En la zona oriental las cosas eran muy distintas a como funcionaban en la capital, en lo fundamental en Santiago de Cuba, en Camagüey en Granma (fundamentalmente en Bayamo y Manzanillo). En esas ciudades existían y trabajaban importantes orquestas que tenían no solo un público fiel, sino que su trabajo era referencial en todo el universo de música cubana como eran los casos de Son 14, Karachi y Los taínos en Santiago de Cuba o de la Original de Manzanillo en la ciudad del mismo nombre y en Bayamo (no se debe olvidar que esta charanga era conocida como “la orquesta de la familia cubana”, por el impacto que tenía a nivel filiar). Mientras en Camagüey la Maravilla de Florida lideraba el gusto de los bailadores.

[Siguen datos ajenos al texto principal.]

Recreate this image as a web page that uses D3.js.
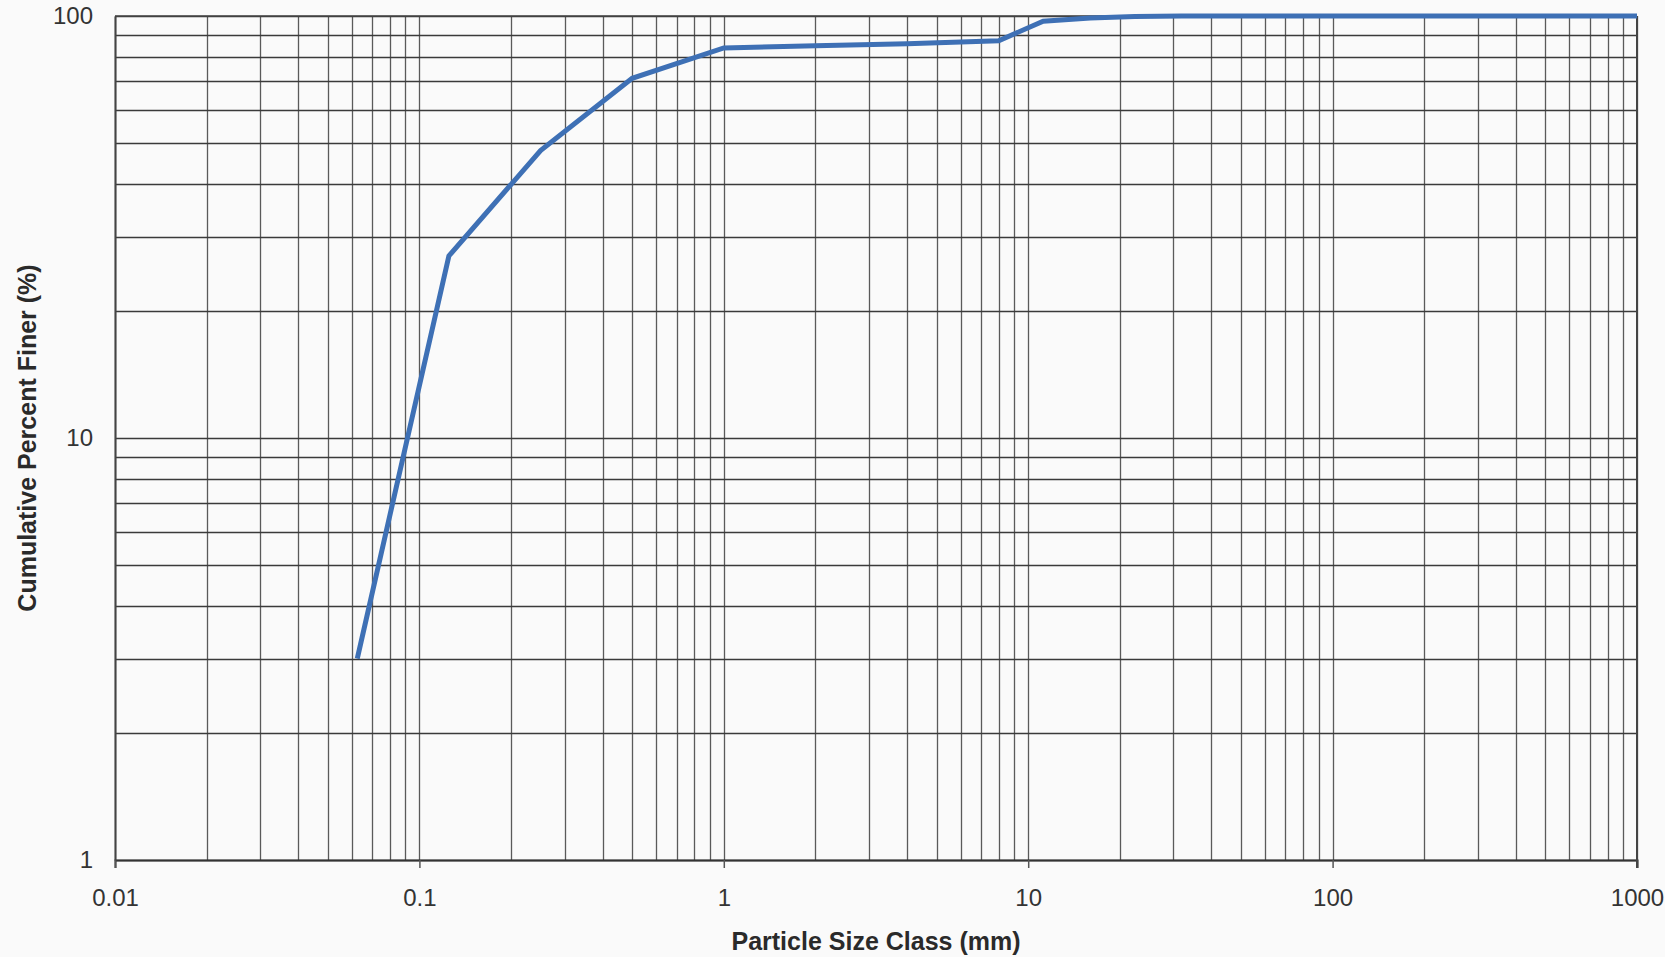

Entonces vale preguntarse como se lograron insertar en el torrente musical de la ciudad, habida cuenta que algunos de aquellos que “pertenecían a la primera línea” renegaban de su impacto a nivel de bailadores.

Sencillo. Esa tarea quedó en manos de Luis Duvalón que no solo les permitió trabajar, sino que fue mucho más allá y en muchas ocasiones las programó por encima de aquellos que definían el gusto de los bailadores habaneros. Era tanta la autoridad de Duvalón que rara vez algún director de orquesta se atrevió a cuestionar sus decisiones. Incluso el mismo Juan Formell, que era el patriarca de este movimiento siempre estuve abierto a compartir escenario o a ceder su público a las agrupaciones de provincia.

La fiebre de aquellos espacios bailables se extendió hasta comienzos de los años dos mil en que poco a poco fueron languideciendo muchos de estos espacios y el primero en cerrar sus puertas fue el Palacio de la Salsa.

Mientras tantos el Salón Rosado de la Tropical, el que responde al nombre de Benny Moré, mantenía su hegemonía y a su pista fueron buscando espacio –o al menos retomándolo—muchos de los que desde la primera línea jamás pensaron en depender de su público.